- SHORT TASK:
Can you find the lines of the listing that include "with" and copy every one?

- INFORMATION PROVIDED:
"""
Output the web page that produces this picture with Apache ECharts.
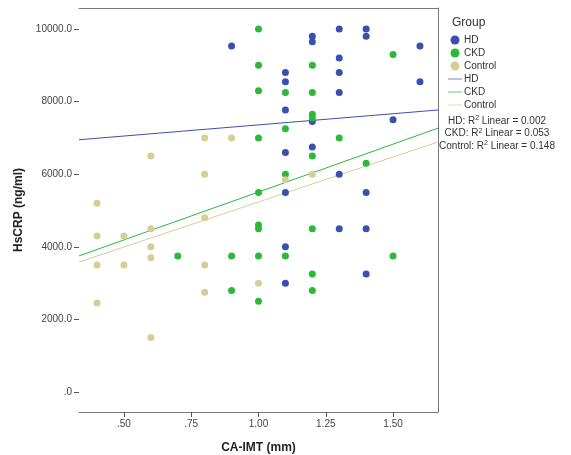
"""
"""
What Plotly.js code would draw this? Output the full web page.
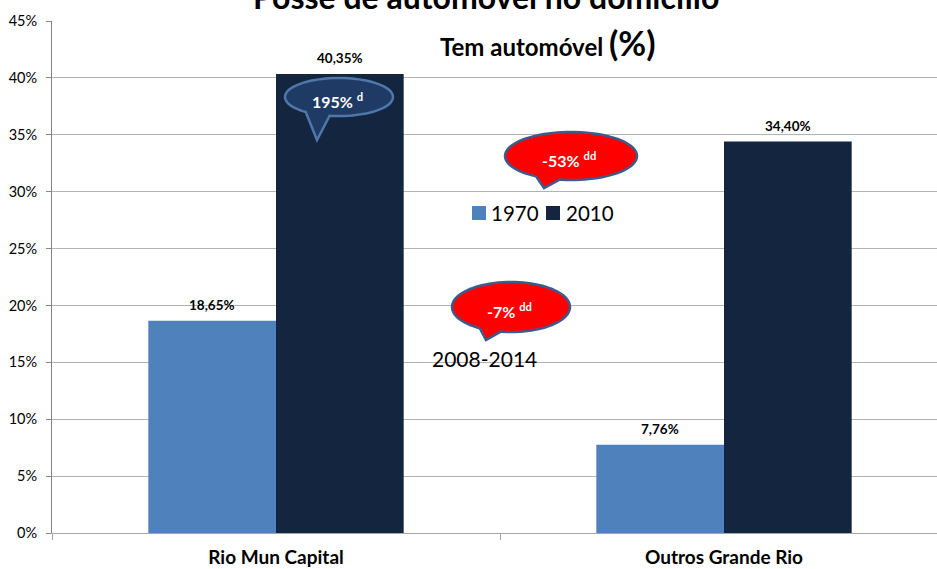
"""
"""
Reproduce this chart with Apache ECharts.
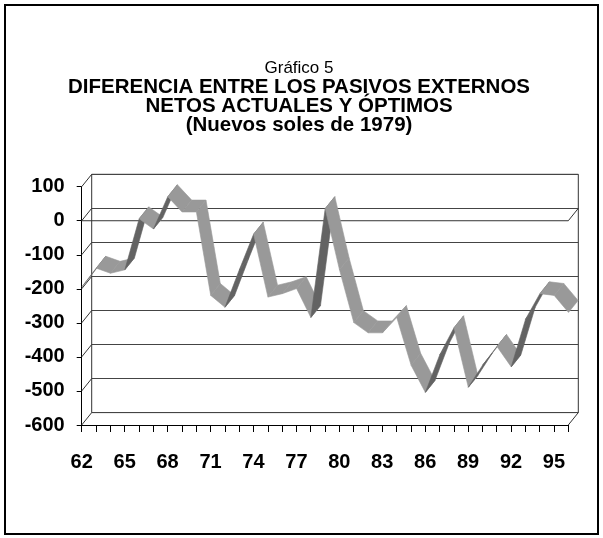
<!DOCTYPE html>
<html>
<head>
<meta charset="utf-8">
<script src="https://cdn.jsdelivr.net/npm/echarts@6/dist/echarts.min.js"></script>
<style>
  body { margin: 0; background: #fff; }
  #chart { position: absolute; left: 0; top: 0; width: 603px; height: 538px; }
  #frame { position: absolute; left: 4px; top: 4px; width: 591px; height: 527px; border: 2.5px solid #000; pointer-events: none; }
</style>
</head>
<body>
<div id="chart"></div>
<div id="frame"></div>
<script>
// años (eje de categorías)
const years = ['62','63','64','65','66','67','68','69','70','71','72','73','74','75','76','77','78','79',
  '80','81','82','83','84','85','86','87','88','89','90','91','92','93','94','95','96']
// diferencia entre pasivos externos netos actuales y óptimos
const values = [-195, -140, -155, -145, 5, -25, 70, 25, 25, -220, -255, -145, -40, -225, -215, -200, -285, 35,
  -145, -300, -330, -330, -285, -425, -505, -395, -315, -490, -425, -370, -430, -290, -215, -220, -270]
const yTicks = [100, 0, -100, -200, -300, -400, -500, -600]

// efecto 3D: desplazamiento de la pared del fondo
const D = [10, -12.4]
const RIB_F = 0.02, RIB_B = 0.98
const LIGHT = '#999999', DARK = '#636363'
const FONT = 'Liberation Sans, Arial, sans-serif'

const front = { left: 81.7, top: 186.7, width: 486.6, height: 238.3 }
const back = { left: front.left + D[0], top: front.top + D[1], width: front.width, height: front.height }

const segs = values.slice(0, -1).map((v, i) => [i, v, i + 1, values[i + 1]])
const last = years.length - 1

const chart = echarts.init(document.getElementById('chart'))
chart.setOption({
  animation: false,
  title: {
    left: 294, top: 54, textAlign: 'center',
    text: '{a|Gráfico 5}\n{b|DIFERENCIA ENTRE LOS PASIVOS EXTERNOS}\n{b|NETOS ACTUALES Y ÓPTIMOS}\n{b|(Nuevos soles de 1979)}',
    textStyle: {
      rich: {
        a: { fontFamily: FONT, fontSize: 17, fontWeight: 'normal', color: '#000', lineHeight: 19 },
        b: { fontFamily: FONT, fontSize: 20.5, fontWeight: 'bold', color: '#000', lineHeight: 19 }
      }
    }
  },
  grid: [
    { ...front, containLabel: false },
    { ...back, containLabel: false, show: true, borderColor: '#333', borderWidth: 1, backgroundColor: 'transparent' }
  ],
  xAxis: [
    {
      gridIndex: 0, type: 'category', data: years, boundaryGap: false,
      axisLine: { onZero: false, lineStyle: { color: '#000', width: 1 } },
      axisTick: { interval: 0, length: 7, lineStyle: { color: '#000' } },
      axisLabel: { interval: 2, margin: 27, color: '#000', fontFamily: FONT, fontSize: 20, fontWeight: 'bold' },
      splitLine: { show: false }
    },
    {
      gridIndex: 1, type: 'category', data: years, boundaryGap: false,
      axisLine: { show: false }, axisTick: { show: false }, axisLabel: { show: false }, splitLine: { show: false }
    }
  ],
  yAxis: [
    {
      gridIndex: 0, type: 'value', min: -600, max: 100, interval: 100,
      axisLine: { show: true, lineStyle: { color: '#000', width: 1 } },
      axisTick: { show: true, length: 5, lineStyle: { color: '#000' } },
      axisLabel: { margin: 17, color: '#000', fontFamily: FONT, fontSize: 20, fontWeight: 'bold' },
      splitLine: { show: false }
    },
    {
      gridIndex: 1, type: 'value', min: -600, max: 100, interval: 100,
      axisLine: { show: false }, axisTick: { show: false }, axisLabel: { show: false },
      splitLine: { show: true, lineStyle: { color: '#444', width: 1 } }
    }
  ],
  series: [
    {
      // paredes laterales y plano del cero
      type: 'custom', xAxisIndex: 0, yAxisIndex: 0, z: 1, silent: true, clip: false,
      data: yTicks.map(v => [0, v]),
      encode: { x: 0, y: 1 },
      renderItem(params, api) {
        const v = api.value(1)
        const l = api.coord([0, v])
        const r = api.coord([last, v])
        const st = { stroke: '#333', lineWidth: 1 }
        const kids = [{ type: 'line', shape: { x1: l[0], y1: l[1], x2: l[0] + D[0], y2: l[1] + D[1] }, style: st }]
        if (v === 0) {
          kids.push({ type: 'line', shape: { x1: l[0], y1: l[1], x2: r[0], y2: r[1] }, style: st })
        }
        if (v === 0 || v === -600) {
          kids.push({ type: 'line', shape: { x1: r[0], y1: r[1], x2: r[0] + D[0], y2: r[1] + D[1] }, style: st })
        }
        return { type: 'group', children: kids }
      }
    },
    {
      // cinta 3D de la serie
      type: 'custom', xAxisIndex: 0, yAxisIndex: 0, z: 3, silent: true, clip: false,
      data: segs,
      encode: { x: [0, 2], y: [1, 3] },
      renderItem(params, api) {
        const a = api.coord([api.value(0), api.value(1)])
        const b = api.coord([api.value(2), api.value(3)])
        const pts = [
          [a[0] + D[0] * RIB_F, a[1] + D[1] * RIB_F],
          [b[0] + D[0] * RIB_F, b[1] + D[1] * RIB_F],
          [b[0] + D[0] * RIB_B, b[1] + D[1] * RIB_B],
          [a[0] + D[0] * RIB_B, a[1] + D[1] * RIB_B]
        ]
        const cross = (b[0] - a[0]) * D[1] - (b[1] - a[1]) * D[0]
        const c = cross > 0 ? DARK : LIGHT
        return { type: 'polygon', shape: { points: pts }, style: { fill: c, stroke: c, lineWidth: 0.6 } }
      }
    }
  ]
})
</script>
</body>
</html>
"""
- WRITTEN ANSWER:
Output the web page that produces this picture with Apache ECharts.
Reproduce this chart with Apache ECharts.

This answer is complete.